Bankruptcy Without a Filing Fee
Like all court filings, bankruptcy cases require filing fees, which are to be paid on the part of debtors. The filing fees for bankruptcy cases are standardized and vary only by the chapter of bankruptcy protection filed:
- Chapter 7 filing fee is set at $299.
- The fee to file a Chapter 11 for a corporation is $1,039.
- The filing fee for filing a Chapter 13 case is $274.
- For Chapter 12 family farmers, the filing fee is $239.
Filing Fee Waivers
If a debtor cannot afford to pay the filing fee, either in full at the time the bankruptcy case is filed or in multiple installments, then the debtor or his or her counsel may request a filing fee waiver. There are very specific eligibility requirements for debtors seeking to qualify for filing fee waiver protections under the federal government's existing fee waiver program. There is a particular court form required for making such a request. That form is Official Court Form B3B. The form must be filed with the clerk of court for the local jurisdiction's bankruptcy court.
It is up to the bankruptcy judge presiding over the case to decide whether he or she will grant the debtor's request for a filing fee waiver. Under applicable bankruptcy laws, a bankruptcy judge is permitted to waive a debtor's filing fee only if that debtor's income is less than 150 percent of official poverty guidelines for the debtor's respective family size, and the debtor cannot pay the filing fee even if permitted to do so in installments.
When a bankruptcy debtor requests a filing fee waiver, the bankruptcy court must immediately determine if the debtor's waiver request will be granted. Once the Court makes that determination, the decision is conveyed to the United States Trustee or bankruptcy administrator (depending on jurisdiction), particular panel or standing trustee assigned to the case, debtor, and debtor's counsel.

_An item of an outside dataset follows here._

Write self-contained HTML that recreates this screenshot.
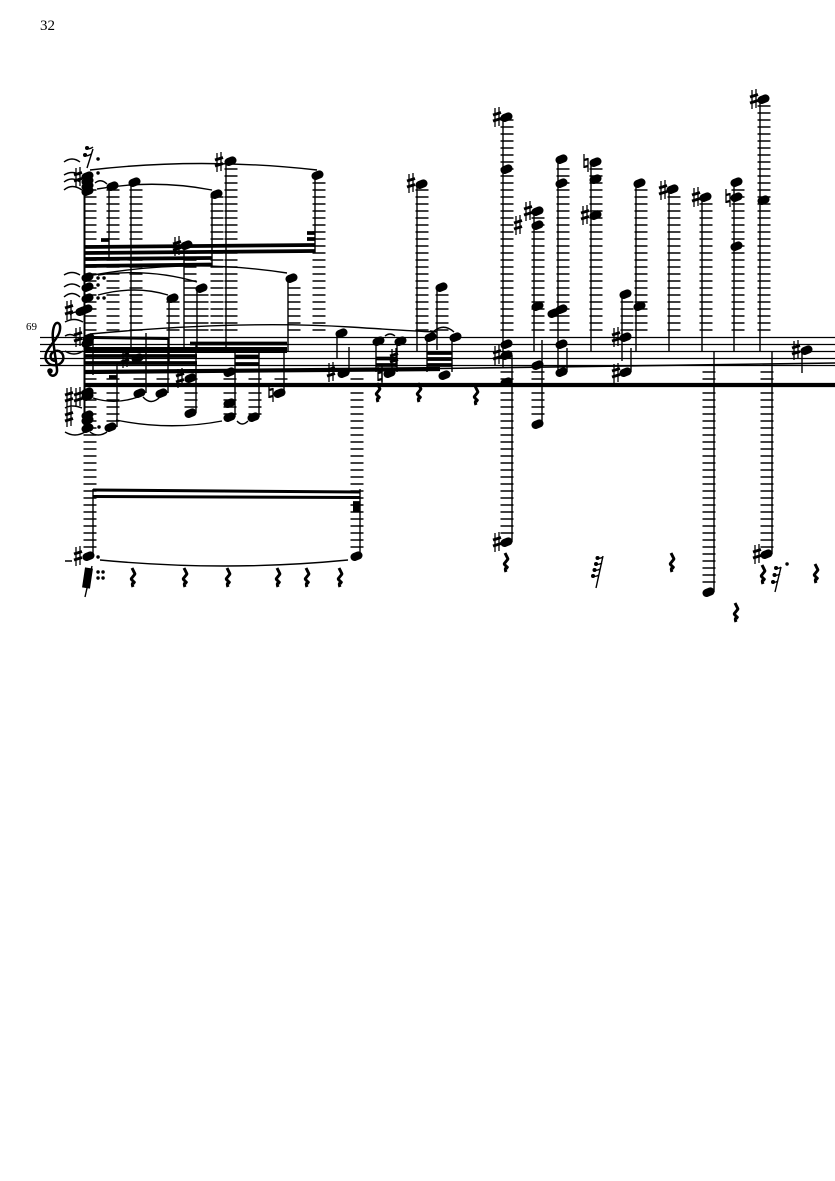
<!DOCTYPE html>
<html>
<head>
<meta charset="utf-8">
<style>
html,body{margin:0;padding:0;background:#fff}
svg{display:block}
text{font-family:"Liberation Serif",serif;fill:#000}
path{fill:none;stroke:#000}
</style>
</head>
<body>
<svg xmlns="http://www.w3.org/2000/svg" width="835" height="1181" viewBox="0 0 835 1181">
<text x="40" y="30" font-size="15">32</text>
<text x="26" y="330" font-size="11">69</text>

<!-- staff -->
<path stroke="#a0a0a0" stroke-width="1.3" d="M40 337.500H835M40 344.500H835M40 351.500H835M40 358.500H835M40 365.500H835"/>

<!-- clef -->
<path stroke-width="2.5" d="M56 361C50 361 49 355 53 352C59 348 65 354 63 360C60 367 49 367 46 360C43 352 53 344 57 337C61 331 61 324 58 323C54 322 52 331 53 340L57 369C58 377 49 378 49 371"/>
<circle cx="50" cy="371" r="2.8" fill="#000"/>

<!-- ledger columns -->
<path stroke="#444" stroke-width="13" stroke-dasharray="1.500 5.500" d="M90 189.300V331M113 189.300V331M136 189.300V331M173 301.300V331M190 252.300V331M202 294.300V331M217 196.300V331M231 168.300V331M294 287.300V331M319 182.300V331M422 189.300V331M442 294.300V331M507 119.300V331M538 217.300V331M563 168.300V331M556 315.300V331M596 168.300V331M627 301.300V331M641 189.300V331M674 196.300V331M706 203.300V331M738 189.300V331M764 105.300V331M90 371.300V550M113 378.300V422M140 378.300V380M163 378.300V380M191 378.300V408M230 378.300V415M255 378.300V415M281 378.300V380M357 378.300V550M507 371.300V536M538 371.300V415M709 371.300V586M767 371.300V548"/>

<!-- stems -->
<path stroke="#222" stroke-width="1.4" d="M109 186V258M131 182V350M212 194V266M226 161V349M315 175V253M169 298V363M184 245V349M197 288V347M288 278V351M117 427V362M146 393V333M168 393V337M196 413V345M235 417V348M259 417V352M284 393V350M337 333V359M349 347V373M376 341V372M397 341V372M382 365V382M427 337V372M452 337V372M437 287V350M417 184V351M503 117V367M512 355V542M534 211V351M542 340V424M558 159V370M567 348V372M591 162V351M622 294V361M631 348V372M636 183V351M669 189V351M702 197V351M734 182V351M760 99V351M714 351V592M772 351V554M802 350V373M93 338V375M93 489V556M360 489V556"/>
<path stroke-width="2" d="M84.500 176V428"/>

<!-- beams -->
<path stroke-width="3.800" d="M84 247L315 245M84 253L315 251M84 259L212 258M84 266L212 264.500M101 240H109M307 233H315M307 239H315M84 356H197M84 363H197M235 356.500H259M235 364H259M190 343.500H287M376 358.500H397M376 365H397M427 353H452M427 359H452M427 365H452M353 503H360M353 507H360M353 510.500H360M109 377H117"/>
<path stroke-width="3" d="M93 337.500L168 338.500M93 490L360 492M93 496.500L360 497.500"/>
<path stroke-width="6" d="M84 350H287"/>
<path stroke-width="4.200" d="M84 372L440 369M84 385H835"/>
<path stroke-width="1.600" d="M440 368.500L835 363"/>

<!-- noteheads -->
<path stroke-width="8" stroke-linecap="round" d="M85.500 177l4-1.600M85.500 182l4-1.600M85.500 187l4-1.600M85.500 192l4-1.600M110.500 187l4-1.600M132.500 183l4-1.600M214.500 195l4-1.600M228.500 162l4-1.600M315.500 176l4-1.600M184.500 246l4-1.600M170.500 299l4-1.600M199.500 289l4-1.600M289.500 279l4-1.600M85.500 278l4-1.600M85.500 288l4-1.600M85.500 299l4-1.600M79.500 312l4-1.600M84.500 310l4-1.600M86.500 339l4-1.600M85.500 344l4-1.600M137.500 394l4-1.600M159.500 394l4-1.600M85.500 393l4-1.600M85.500 397l4-1.600M135.500 359l4-1.600M108.500 428l4-1.600M85.500 429l4-1.600M85.500 416l4-1.600M85.500 421l4-1.600M188.500 379l4-1.600M188.500 414l4-1.600M227.500 373l4-1.600M227.500 404l4-1.600M227.500 418l4-1.600M251.500 418l4-1.600M277.500 394l4-1.600M339.500 334l4-1.600M341.500 374l4-1.600M376.500 342l4-1.600M398.500 342l4-1.600M387.500 374l4-1.600M428.500 338l4-1.600M453.500 338l4-1.600M442.500 376l4-1.600M439.500 288l4-1.600M419.500 185l4-1.600M86.500 557l4-1.600M354.500 557l4-1.600M504.500 118l4-1.600M504.500 170l4-1.600M504.500 345l4-1.600M504.500 356l4-1.600M504.500 383l4-1.600M504.500 543l4-1.600M535.500 212l4-1.600M535.500 226l4-1.600M535.500 307l4-1.600M535.500 366l4-1.600M535.500 425l4-1.600M559.500 160l4-1.600M559.500 184l4-1.600M559.500 310l4-1.600M551.500 314l4-1.600M559.500 345l4-1.600M559.500 373l4-1.600M593.500 163l4-1.600M593.500 180l4-1.600M593.500 216l4-1.600M623.500 295l4-1.600M623.500 338l4-1.600M623.500 373l4-1.600M637.500 184l4-1.600M637.500 307l4-1.600M670.500 190l4-1.600M703.500 198l4-1.600M734.500 183l4-1.600M734.500 198l4-1.600M734.500 247l4-1.600M761.500 100l4-1.600M761.500 201l4-1.600M706.500 593l4-1.600M764.500 555l4-1.600M804.500 351l4-1.600"/>

<!-- sharps -->
<path stroke-width="1.300" d="M217 153v19m4-20v19M175 237v19m4-20v19M76 168v19m4-20v19M67 301v19m4-20v19M76 328v19m4-20v19M67 388v19m4-20v19M76 388v19m4-20v19M67 408v19m4-20v19M123 349v19m4-20v19M178 369v19m4-20v19M329 363v19m4-20v19M392 349v19m4-20v19M495 108v19m4-20v19M495 346v19m4-20v19M495 533v19m4-20v19M526 202v19m4-20v19M516 216v19m4-20v19M583 206v19m4-20v19M614 328v19m4-20v19M614 364v19m4-20v19M661 181v19m4-20v19M694 188v19m4-20v19M752 90v19m4-20v19M794 341v19m4-20v19M755 545v19m4-20v19M76 547v19m4-20v19M409 174v19m4-20v19"/>
<path stroke-width="3" d="M215 160l8-2.500m-8 8.500l8-2.500M173 244l8-2.500m-8 8.500l8-2.500M74 175l8-2.500m-8 8.500l8-2.500M65 308l8-2.500m-8 8.500l8-2.500M74 335l8-2.500m-8 8.500l8-2.500M65 395l8-2.500m-8 8.500l8-2.500M74 395l8-2.500m-8 8.500l8-2.500M65 415l8-2.500m-8 8.500l8-2.500M121 356l8-2.500m-8 8.500l8-2.500M176 376l8-2.500m-8 8.500l8-2.500M327 370l8-2.500m-8 8.500l8-2.500M390 356l8-2.500m-8 8.500l8-2.500M493 115l8-2.500m-8 8.500l8-2.500M493 353l8-2.500m-8 8.500l8-2.500M493 540l8-2.500m-8 8.500l8-2.500M524 209l8-2.500m-8 8.500l8-2.500M514 223l8-2.500m-8 8.500l8-2.500M581 213l8-2.500m-8 8.500l8-2.500M612 335l8-2.500m-8 8.500l8-2.500M612 371l8-2.500m-8 8.500l8-2.500M659 188l8-2.500m-8 8.500l8-2.500M692 195l8-2.500m-8 8.500l8-2.500M750 97l8-2.500m-8 8.500l8-2.500M792 348l8-2.500m-8 8.500l8-2.500M753 552l8-2.500m-8 8.500l8-2.500M74 554l8-2.500m-8 8.500l8-2.500M407 181l8-2.500m-8 8.500l8-2.500"/>

<!-- naturals -->
<path stroke-width="1.300" d="M269 384v14M273 388v14M378 367v14M382 371v14M584 154v14M588 158v14M726 189v14M730 193v14"/>
<path stroke-width="2.400" d="M269 390l4-1M269 397l4-1M378 373l4-1M378 380l4-1M584 160l4-1M584 167l4-1M726 195l4-1M726 202l4-1"/>

<!-- rests -->
<path stroke-width="3" stroke-linejoin="bevel" d="M132 568l3 6-4 5 4 4q-4-1-2 4M184 568l3 6-4 5 4 4q-4-1-2 4M227 568l3 6-4 5 4 4q-4-1-2 4M277 568l3 6-4 5 4 4q-4-1-2 4M306 568l3 6-4 5 4 4q-4-1-2 4M339 568l3 6-4 5 4 4q-4-1-2 4M377 383l3 6-4 5 4 4q-4-1-2 4M418 383l3 6-4 5 4 4q-4-1-2 4M475 386l3 6-4 5 4 4q-4-1-2 4M505 553l3 6-4 5 4 4q-4-1-2 4M671 553l3 6-4 5 4 4q-4-1-2 4M762 565l3 6-4 5 4 4q-4-1-2 4M735 603l3 6-4 5 4 4q-4-1-2 4M815 564l3 6-4 5 4 4q-4-1-2 4"/>

<!-- flagged rests -->
<path stroke-width="1.400" d="M93 149L87 168M92 566L85 597M603 556L596 588M781 567L775 592M86 148q3 2 7-1M84 155q3 2 7-1M598 558q2 1 5-1M597 564q2 1 5-1M595 570q2 1 5-1M594 576q2 1 5-1M777 568q2 1 4-1M775 575q2 1 5-1M773 582q2 1 5-1"/>
<path stroke-width="8" d="M89 568L86 588"/>
<path stroke-width="4" stroke-linecap="round" d="M87 148h.1M85 155h.1M597.500 558h.1M596 564h.1M594.500 570h.1M593 576h.1M776 568h.1M774.500 575h.1M773 582h.1"/>
<path stroke-width="3.400" stroke-linecap="round" d="M98 159h.1M98 173h.1M98 278h.1M98 285h.1M104 278h.1M98 298h.1M104 298h.1M98 557h.1M98 572h.1M103 572h.1M98 578h.1M103 578h.1M787 564h.1M99 427h.1"/>

<!-- slurs and ties -->
<path stroke-width="1.400" d="M90 170Q200 157 317 170M97 189Q155 179 212 190M93 275Q190 258 287 273M98 275Q150 268 197 282M98 295Q135 285 168 295M90 334Q240 320 350 327T430 331M100 560Q225 572 348 560M93 398Q115 405 138 397M143 397Q151 406 160 397M116 420Q170 431 222 421M237 421Q242 427 248 421M385 336Q390 332 395 336M434 331Q444 323 454 332M64 162Q72 156 80 162M64 175Q72 170 80 175M64 182Q72 176 80 182M64 190Q72 183 82 190M95 183Q101 178 107 184M64 275Q72 270 80 275M64 287Q72 281 80 287M64 297Q72 290 80 297M70 315Q76 309 83 315M65 322Q74 317 83 322M65 336Q70 333 75 336M65 351Q74 357 83 351M65 408Q72 404 82 408M65 432Q75 438 85 432M90 432Q98 438 107 432M65 561H72"/>
</svg>
</body>
</html>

If the bankruptcy court denies a debtor's request for a fee waiver, bankruptcy laws mandate that the debtor receive notification of that decision within a reasonable time period. Such period is usually defined as 10 days. If a debtor's request for fee waiver is denied, he or she is still permitted to pay the filing fee in full at the time of filing or in installments over time. Failure to pay the filing fee in full or on time if making installments may result in the immediate dismissal of the debtor's bankruptcy case by the bankruptcy court. Likewise, if the court learns during a case that a debtor could have afforded a filing fee that was waived, it will vacate the waiver, require the debtor to pay the filing fee, and dismiss the bankruptcy case if the fee is not paid.
Regardless of a debtor's ability to pay the bankruptcy filing fee, being knowledgeable about the fee basis and the options available to those in debt can be invaluable.